Antrax als biologisch wapen
Door Kochs ontdekking werd er steeds meer onderzoek gedaan naar het kweken van bacteriën. Deze kennis leidde uiteindelijk tot het gebruik van antrax als een biologisch wapen. De eerste keer dat antrax gebruikt werd als wapen was tijdens de Eerste Wereldoorlog. Toen gebruikten Scandinavische rebellen in Finland de bacterie tegen het Russische leger in 1916. Ook zijn er bewijzen dat de Duitsers antrax gebruikten om het vee van de vijand te infecteren. Dergelijke biologische oorlogvoering werd na de oorlog in het Genève Protocol aan banden gelegd, maar dit verdrag werd niet nageleefd.

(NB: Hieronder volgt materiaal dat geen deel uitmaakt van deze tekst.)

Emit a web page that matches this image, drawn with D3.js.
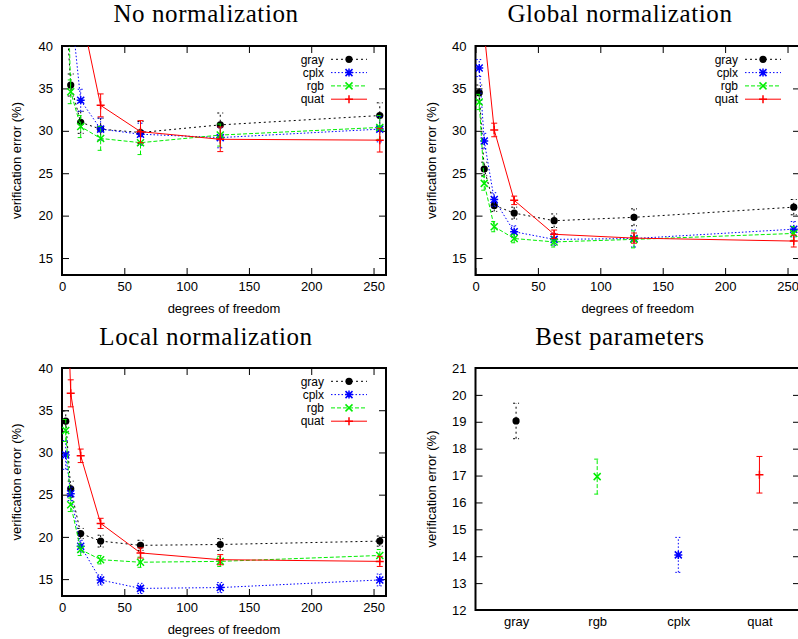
<!DOCTYPE html>
<html>
<head>
<meta charset="utf-8">
<script src="https://cdn.jsdelivr.net/npm/d3@7"></script>
<style>
body { margin: 0; background: #fff; }
text { font-family: "Liberation Sans", Arial, sans-serif; }
</style>
</head>
<body>
<svg id="chart" width="798" height="639"></svg>
<script>
// degrees of freedom sampled in the three curve panels
const dof = [3, 7, 15, 31, 63, 127, 255];

// No normalization
const noGray = [45.0, 35.4, 31.0, 30.2, 29.8, 30.7, 31.8];
const noCplx = [52.0, 45.0, 33.6, 30.2, 29.6, 29.2, 30.2];
const noRgb  = [56.0, 34.6, 30.5, 29.1, 28.6, 29.5, 30.4];
const noQuat = [60.0, 52.0, 44.2, 33.0, 29.9, 29.0, 28.9];
const noGrayErr = [1.4, 1.3, 1.3, 1.3, 1.3, 1.4, 1.5];
const noCplxErr = [1.4, 1.4, 1.3, 1.3, 1.3, 1.2, 1.5];
const noRgbErr  = [1.4, 1.4, 1.3, 1.4, 1.4, 1.3, 1.4];
const noQuatErr = [1.4, 1.4, 1.4, 1.35, 1.3, 1.45, 1.4];

// Global normalization
const glGray = [34.5, 25.5, 21.2, 20.3, 19.4, 19.8, 21.0];
const glCplx = [37.4, 28.8, 21.9, 18.1, 17.2, 17.3, 18.4];
const glRgb  = [33.4, 23.8, 18.7, 17.3, 16.9, 17.2, 17.9];
const glQuat = [50.0, 41.6, 30.1, 21.8, 17.8, 17.35, 17.0];
const glGrayErr = [0.9, 0.8, 0.7, 0.7, 0.8, 1.0, 0.9];
const glCplxErr = [1.0, 0.9, 0.8, 0.7, 0.7, 1.0, 0.9];
const glRgbErr  = [0.9, 0.8, 0.6, 0.5, 0.6, 1.0, 0.8];
const glQuatErr = [1.0, 0.9, 0.8, 0.5, 0.5, 0.6, 0.7];

// Local normalization
const loGray = [33.7, 25.7, 20.4, 19.5, 19.0, 19.1, 19.5];
const loCplx = [29.7, 25.1, 18.9, 14.9, 13.9, 14.0, 14.9];
const loRgb  = [32.6, 23.8, 18.5, 17.3, 17.0, 17.1, 17.8];
const loQuat = [55.0, 37.0, 29.6, 21.6, 18.1, 17.3, 17.1];
const loGrayErr = [1.2, 0.9, 0.6, 0.7, 0.6, 0.7, 0.6];
const loCplxErr = [1.7, 0.8, 0.7, 0.6, 0.6, 0.6, 0.7];
const loRgbErr  = [1.3, 0.8, 0.7, 0.5, 0.6, 0.6, 0.7];
const loQuatErr = [2.0, 1.6, 0.8, 0.6, 0.6, 0.6, 0.6];

// Best parameters
const bestCats = ["gray", "rgb", "cplx", "quat"];
const bestVals = [19.03, 16.96, 14.05, 17.03];
const bestErr  = [0.66, 0.65, 0.65, 0.68];

const curveTicksY = [15, 20, 25, 30, 35, 40];
const curveTicksX = [0, 50, 100, 150, 200, 250];
const bestTicksY = [12, 13, 14, 15, 16, 17, 18, 19, 20, 21];

const style = {
    gray: { color: "#000000", dash: "2,3", mark: "circle" },
    cplx: { color: "#0000ff", dash: "1.5,2", mark: "star" },
    rgb:  { color: "#00ee00", dash: "4,2", mark: "cross" },
    quat: { color: "#ff0000", dash: null, mark: "plus" }
};

const svg = d3.select("#chart");
let clipId = 0;

function marker(g, name, px, py) {
    let s = style[name];
    if (s.mark == "circle") {
        g.append("circle").attr("cx", px).attr("cy", py).attr("r", 3.6).attr("fill", s.color);
        return;
    }
    let d = "";
    if (s.mark == "plus" || s.mark == "star") d += "M-4,0H4M0,-4V4";
    if (s.mark == "cross" || s.mark == "star") d += "M-3.5,-3.5L3.5,3.5M-3.5,3.5L3.5,-3.5";
    g.append("path")
        .attr("transform", "translate(" + px + "," + py + ")")
        .attr("d", d)
        .attr("stroke", s.color)
        .attr("stroke-width", 1.5)
        .attr("fill", "none");
}

function errorBar(g, name, px, y0, y1) {
    let s = style[name];
    g.append("path")
        .attr("d", "M" + px + "," + y0 + "V" + y1 + "M" + (px - 3) + "," + y0 + "H" + (px + 3) + "M" + (px - 3) + "," + y1 + "H" + (px + 3))
        .attr("stroke", s.color)
        .attr("stroke-width", 1)
        .attr("stroke-dasharray", s.dash)
        .attr("fill", "none");
}

function styleAxis(a) {
    a.select(".domain").remove();
    a.selectAll("line").attr("stroke", "#000");
    a.selectAll("text").attr("font-size", "13px").attr("fill", "#000")
        .style("font-family", "'Liberation Sans', Arial, sans-serif");
}

function drawPanel(opt) {
    let w = opt.right - opt.left, h = opt.bottom - opt.top;
    let g = svg.append("g").attr("transform", "translate(" + opt.left + "," + opt.top + ")");
    let x = opt.x.range([0, w]);
    let y = d3.scaleLinear().domain(opt.yDomain).range([h, 0]);

    // axes with inward ticks, mirrored on the right / top
    styleAxis(g.append("g").call(d3.axisLeft(y).tickValues(opt.yTicks).tickSizeInner(-7).tickSizeOuter(0).tickPadding(9)));
    styleAxis(g.append("g").attr("transform", "translate(" + w + ",0)")
        .call(d3.axisRight(y).tickValues(opt.yTicks).tickSizeInner(-7).tickSizeOuter(0).tickFormat("")));
    let bottom = d3.axisBottom(x).tickValues(opt.xTicks).tickSizeOuter(0).tickPadding(7)
        .tickSizeInner(opt.xTickSize);
    if (opt.xFormat) bottom.tickFormat(opt.xFormat);
    styleAxis(g.append("g").attr("transform", "translate(0," + h + ")").call(bottom));
    if (opt.xTickSize != 0) {
        styleAxis(g.append("g").call(d3.axisTop(x).tickValues(opt.xTicks).tickSizeInner(-7).tickSizeOuter(0).tickFormat("")));
    }

    g.append("rect").attr("width", w).attr("height", h)
        .attr("fill", "none").attr("stroke", "#000").attr("stroke-width", 2);

    if (opt.xLabel) {
        g.append("text").attr("x", w / 2).attr("y", h + 38).attr("text-anchor", "middle")
            .attr("font-size", "13px").text(opt.xLabel);
    }
    svg.append("text")
        .attr("transform", "translate(" + opt.yLabelX + "," + (opt.top + h / 2) + ") rotate(-90)")
        .attr("text-anchor", "middle").attr("dy", "0.35em")
        .attr("font-size", "13px").text("verification error (%)");

    svg.append("text").attr("x", opt.titleX).attr("y", opt.titleY)
        .attr("text-anchor", "middle")
        .style("font-family", "'Liberation Serif', 'Times New Roman', serif")
        .style("letter-spacing", "0.6px")
        .attr("font-size", "25px").text(opt.title);

    clipId++;
    g.append("clipPath").attr("id", "clip" + clipId)
        .append("rect").attr("width", w).attr("height", h);
    let plot = g.append("g").attr("clip-path", "url(#clip" + clipId + ")");

    opt.series.forEach(function (s) {
        let st = style[s.name];
        let pts = s.xs.map(function (v, i) { return { x: v, v: s.vals[i], e: s.errs[i] }; });
        if (opt.lines) {
            plot.append("path")
                .attr("d", d3.line().x(function (d) { return x(d.x); }).y(function (d) { return y(d.v); })(pts))
                .attr("fill", "none").attr("stroke", st.color).attr("stroke-width", 1)
                .attr("stroke-dasharray", st.dash);
        }
        pts.forEach(function (d) {
            errorBar(plot, s.name, x(d.x), y(d.v - d.e), y(d.v + d.e));
            marker(plot, s.name, x(d.x), y(d.v));
        });
    });

    // legend, top right inside the frame
    if (opt.legend) {
        ["gray", "cplx", "rgb", "quat"].forEach(function (name, i) {
            let st = style[name];
            let ly = 13.3 * (i + 1);
            g.append("text").attr("x", w - 62).attr("y", ly).attr("dy", "0.35em")
                .attr("text-anchor", "end").attr("font-size", "12px").text(name);
            g.append("line").attr("x1", w - 55).attr("x2", w - 19).attr("y1", ly).attr("y2", ly)
                .attr("stroke", st.color).attr("stroke-width", 1).attr("stroke-dasharray", st.dash);
            marker(g, name, w - 37, ly);
        });
    }
}

function curveSeries(gray, cplx, rgb, quat, eg, ec, er, eq) {
    return [
        { name: "gray", xs: dof, vals: gray, errs: eg },
        { name: "cplx", xs: dof, vals: cplx, errs: ec },
        { name: "rgb", xs: dof, vals: rgb, errs: er },
        { name: "quat", xs: dof, vals: quat, errs: eq }
    ];
}

const curveBase = {
    yDomain: [13, 40], yTicks: curveTicksY, xTicks: curveTicksX, xTickSize: -7,
    xLabel: "degrees of freedom", lines: true, legend: true
};

drawPanel(Object.assign({}, curveBase, {
    left: 62, right: 386, top: 46, bottom: 275,
    x: d3.scaleLinear().domain([0, 260]),
    yLabelX: 16, title: "No normalization", titleX: 206, titleY: 22,
    series: curveSeries(noGray, noCplx, noRgb, noQuat, noGrayErr, noCplxErr, noRgbErr, noQuatErr)
}));

drawPanel(Object.assign({}, curveBase, {
    left: 475.5, right: 800, top: 46, bottom: 275,
    x: d3.scaleLinear().domain([0, 260]),
    yLabelX: 431, title: "Global normalization", titleX: 620, titleY: 22,
    series: curveSeries(glGray, glCplx, glRgb, glQuat, glGrayErr, glCplxErr, glRgbErr, glQuatErr)
}));

drawPanel(Object.assign({}, curveBase, {
    left: 62, right: 386, top: 368, bottom: 596,
    x: d3.scaleLinear().domain([0, 260]),
    yLabelX: 16, title: "Local normalization", titleX: 206, titleY: 344.5,
    series: curveSeries(loGray, loCplx, loRgb, loQuat, loGrayErr, loCplxErr, loRgbErr, loQuatErr)
}));

drawPanel({
    left: 475.5, right: 800, top: 368, bottom: 610,
    x: d3.scaleLinear().domain([0.5, 4.5]),
    xTicks: [1, 2, 3, 4], xTickSize: 0,
    xFormat: function (d) { return bestCats[d - 1]; },
    yDomain: [12, 21], yTicks: bestTicksY,
    yLabelX: 431, title: "Best parameters", titleX: 620, titleY: 344.5,
    lines: false, legend: false,
    series: bestCats.map(function (c, i) {
        return { name: c, xs: [i + 1], vals: [bestVals[i]], errs: [bestErr[i]] };
    })
});
</script>
</body>
</html>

Experimenten VS en Groot-Brittannië
In de jaren dertig en veertig werd er vol op geëxperimenteerd met biologische wapens. Japan testte diverse dodelijke ziekten, waaronder antrax, uit op gevangenen. Na deze ‘testfase’ gingen ze over tot het aanvallen van elf Chinese steden, bij deze aanval sprayden ze verschillende ziekten vanuit een vliegtuig over de huizen. Na de uitbraak van de Tweede Wereldoorlog begonnen ook de Verenigde Staten en Groot-Brittannië op grote schaal te experimenteren met biologische wapens. De Verenigde Staten vulden ruim 5.000 bommen met antrax ‘voor het geval dat’. Groot-Brittannië hield oefeningen met antraxbommen op kuddes schapen op het Gruinard Island. Een belangrijke uitkomst van de experimenten van Groot-Brittannië was dat antrax zeer lang in de omgeving bleef. Het Gruinard Island was tot 1986 onbegaanbaar, tot dat de overheid besloot het gehele eiland te desinfecteren.

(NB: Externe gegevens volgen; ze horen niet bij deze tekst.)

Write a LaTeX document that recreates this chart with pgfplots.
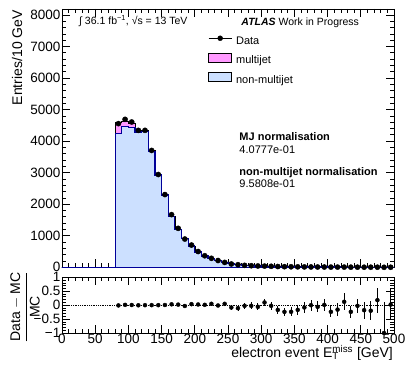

Verbod op biologische wapens
In de loop van de jaren zestig nam de internationale druk steeds meer toe om een verbod op biologische wapens te bewerkstelligen. In 1968 deed Groot-Brittannië een voorstel om de ontwapening te tekenen en ook de leden van het Warschaupact voerden de druk op. In 1969 besloot Nixon het biologische wapenprogramma te stoppen en de voorraad te vernietigen. Het enige waar de Verenigde Staten zich nog mee bezig hield vanaf die tijd was de preventie en bestrijding van dergelijke infectieziekten.
Poederbrieven
In de loop van de twintigste eeuw kwam antrax steeds minder vaak voor in de westerse wereld. De angst dook echter weer op toen er in 2001 in de nasleep van de terroristische aanslagen van 11 september poederbrieven ontdekt werden. Op 18 september en 9 oktober 2001 werden vier brieven met daarin wit poeder aangetroffen, twee naar Amerikaanse senatoren en twee naar persbureaus. Het poeder bleek antraxsporen te bevatten, en door opening van de brief zouden de sporen zich in de lucht verspreiden en ingeademd kunnen worden.
Resultaten FBI onderzoek
Pas enige tijd later werd deze poederbrievenaanval gemeld, omdat er na een aantal dagen duidelijk werd dat mensen geïnfecteerd waren. De aanval werd bekend als Amerithrax. Elf mensen werden besmet door inhalatie en elf door aanraking met de huid. Vijf mensen stierven, alle slachtoffers vielen onder degene die het poeder hadden geïnhaleerd. Na deze aanval werd de bewaking en controle op dergelijke brieven opgevoerd en begon de FBI met een grondig onderzoek naar de afzender van de brieven. Na een zevenjarig onderzoek wees de FBI in augustus 2008 de laborant Bruce Edwards Ivins aan als dader, zonder dat ze zijn rol in de affaire konden bewijzen. Ivins was een aantal dagen voor het FBI rapport gestorven aan een overdosis.